Wir kamen an den Schließfächern vorbei und ich sah Jules, wie sie gerade ihres zu schlug. Da hatte wohl noch jemand aufgestaute Energie in sich. Brody war dies anscheinend auch aufgefallen, denn er schaute ihr skeptisch nach und grinste dann dämlich.

"Was läuft denn da?", fragte er und ich zuckte mit den Schultern. Auf dieses Gespräch hatte ich wirklich keine Lust. "Komm, lass das scheiß Schulterzucken und kotz dich aus. Sonst hältst du deine hässliche Klappe ja auch nie." Einatmen. Ausatmen. Eine Suspendierung wegen einer Prügelei mit diesem Scheißhaufen konnte ich nicht gebrauchen.

"Brody, ich warne dich. Halt die Fresse!", knurrte ich und Brody schlug mir auf die Schulter.

"Wenn du kein Mann wärst, würde ich dich fragen, ob du deine Tage hast", brummte er und schob mich durch die Masse an Schülern hin zu unserem Raum. "Also, was ist dein Problem?"

"Sag mal, bist du taub?"

"Keine Ahnung, sprich mir mal ins andere Ohr", witzelte er und ich verdrehte die Augen. Mein Blick fiel auf Jules und Maggie. Um ehrlich zu sein wirkten die beiden auch nicht wirklich glücklich.

Maggie sah Brody und auf seinem Gesicht erschien ein dämliches Grinsen, als sie aufsprang und ihm um den Hals fiel. Unwillkürlich schaute ich zu Jules, die mit einem wehmütigen Blick zu unseren Freunden blickte.

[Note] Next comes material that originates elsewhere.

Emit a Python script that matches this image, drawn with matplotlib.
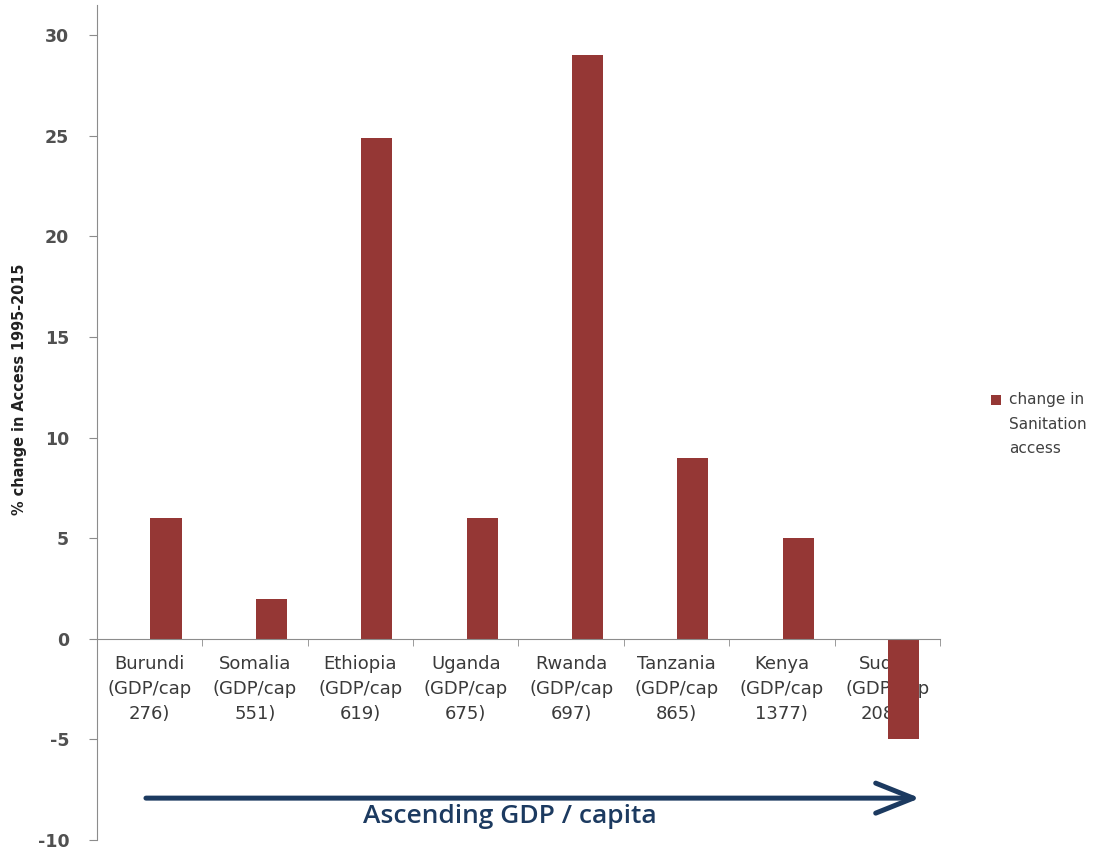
import matplotlib
matplotlib.use("Agg")
import matplotlib.pyplot as plt
import numpy as np
from matplotlib.container import BarContainer
from matplotlib.legend_handler import HandlerPatch, update_from_first_child
from matplotlib.patches import Rectangle

# values
countries = ["Burundi", "Somalia", "Ethiopia", "Uganda", "Rwanda", "Tanzania", "Kenya", "Sudan"]
gdp_per_cap = [276, 551, 619, 675, 697, 865, 1377, 2089]
change = [6, 2, 24.9, 6, 29, 9, 5, -5]

bar_color = "#953735"
arrow_color = "#1C3A60"
grey = "#8C8C8C"

plt.rcParams["font.family"] = ["DejaVu Sans"]
plt.rcParams["axes.unicode_minus"] = False  # plain hyphens like the original

fig = plt.figure(figsize=(11.17, 8.5), dpi=100)
ax = fig.add_axes([0.0868, 0.0118, 0.7547, 0.9822])

x = np.arange(len(countries))
# bars sit right of the category centre, as in the original clustered chart
ax.bar(x + 0.155, change, width=0.295, color=bar_color, zorder=2,
       label="change in\nSanitation\naccess")

ax.set_xlim(-0.5, len(countries) - 0.5)
ax.set_ylim(-10, 31.5)
ax.set_yticks(np.arange(-10, 31, 5))
ax.tick_params(axis="y", labelsize=12.5, labelcolor="#505050", color=grey,
               length=6, pad=14)
for lab in ax.get_yticklabels():
    lab.set_fontweight("semibold")

# category axis sits at zero, ticks between categories
ax.spines["bottom"].set_position(("data", 0))
ax.spines["top"].set_visible(False)
ax.spines["right"].set_visible(False)
for s in ("left", "bottom"):
    ax.spines[s].set_color(grey)
ax.set_xticks(x)
ax.set_xticklabels([f"{c}\n(GDP/cap\n{g})" for c, g in zip(countries, gdp_per_cap)],
                   fontsize=13, color="#3A3A3A", linespacing=1.5)
ax.tick_params(axis="x", length=0, pad=12)
ax.set_xticks(np.arange(0.5, len(countries), 1.0), minor=True)
ax.tick_params(axis="x", which="minor", length=5, color=grey, direction="out")

ax.set_ylabel("% change in Access 1995-2015", fontsize=11.6, color="#222222",
              fontstretch="condensed", fontweight="bold")
ax.yaxis.set_label_coords(-0.083, 0.54)

# arrow showing increasing GDP
ax.annotate("", xy=(7.31, -7.92), xytext=(-0.035, -7.92),
            arrowprops=dict(arrowstyle="->,head_length=2.7,head_width=1.08",
                            color=arrow_color, lw=3.6, shrinkA=0, shrinkB=0))
ax.text(3.42, -8.82, "Ascending GDP / capita", ha="center", va="center",
        fontsize=19, color=arrow_color, fontweight="semibold", family="Open Sans")


def first_line_patch(legend, orig_handle, xdescent, ydescent, width, height, fontsize):
    # put the legend square beside the first line of the label
    return Rectangle((-xdescent, -ydescent + 18), width, height)


ax.legend(loc="center left", bbox_to_anchor=(1.044, 0.498), frameon=False,
          fontsize=11, handlelength=0.65, handleheight=0.65, handletextpad=0.55,
          labelcolor="#404040",
          handler_map={BarContainer: HandlerPatch(patch_func=first_line_patch,
                                                  update_func=update_from_first_child)})
for t in ax.get_legend().get_texts():
    t.set_linespacing(1.8)

fig.savefig("out.png", dpi=100)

"Hey, Jules! Besorgst du es unserem Kumpel hier nicht mehr?", fragte Brody plötzlich unverblümt. Jules zuckte zusammen. Dieser Mistkerl.

"Ehrlich?", zischte sie mich an und baute sich vor mir auf. "Ist das dein verdammter Ernst?" Ich schob meine Sonnenbrille zurück und hob abwehrend die Hände. Wie sollte ich das jetzt noch richten?

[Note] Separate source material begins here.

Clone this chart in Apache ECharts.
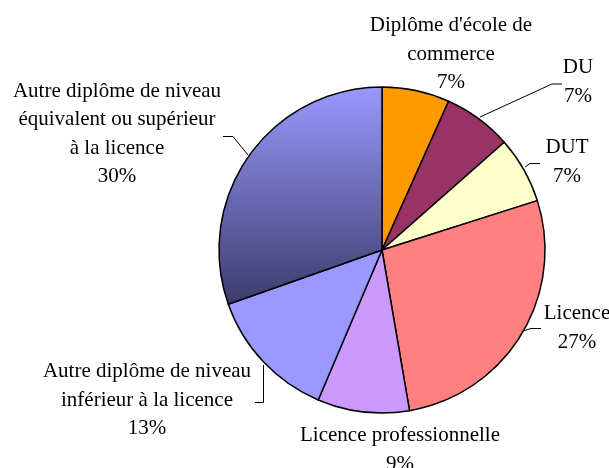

"Ich hab nichts-", setzte ich an, doch sie drehte sich zu dem Stück Scheiße, das sich bester Freund schimpfte, um. Verdammt.

"Um es mit deinen wundervoll gebildeten Worten auszudrücken: Nein, ich besorge es ihm nicht mehr", sagte sie wütend und pfefferte meine Jacke von ihrem Tisch. Anscheinend war sie wirklich sauer. Hätte ich mir vorher niemals denken können...
Ich bückte mich und hob meine Lederjacke auf. Sie war in einer roten Pfütze gelandet. Roch nach Nagellack. Ach scheiße. Der Tag wurde ja immer besser.

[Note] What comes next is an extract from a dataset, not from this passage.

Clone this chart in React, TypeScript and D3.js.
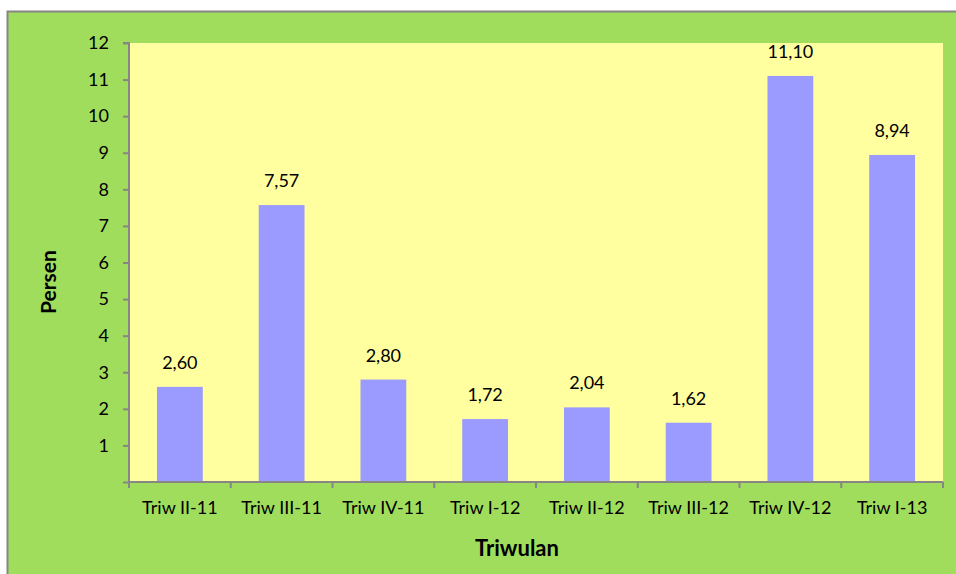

Ich stand auf und bemerkte, wie entsetzt die beiden Julianne anstarrten. Fast hätte ich etwas gesagt. Es gefiel mir nicht, sie so zu sehen. Da hielt ich lieber den Kopf hin. Allerdings würde sie mir diesen dann sicher abreißen und ich hatte ehrlich gesagt noch Verwendung dafür.

Ich trat zu Jules und schaute ihr in ihre unfassbar schönen, aber auch unfassbar verletzten Augen. Aber nicht nur sie hatte das Recht dazu traurig zu sein, ich war es auch. Mir ging es auch nahe und ich verhielt mich trotzdem nicht wie ein verzogenes Kind.

"Ich habe es ihm nicht erzählt, Julianne", sagte ich mit rauer Stimme und sie schaute mich fassungslos an. Und das zerriss mich innerlich.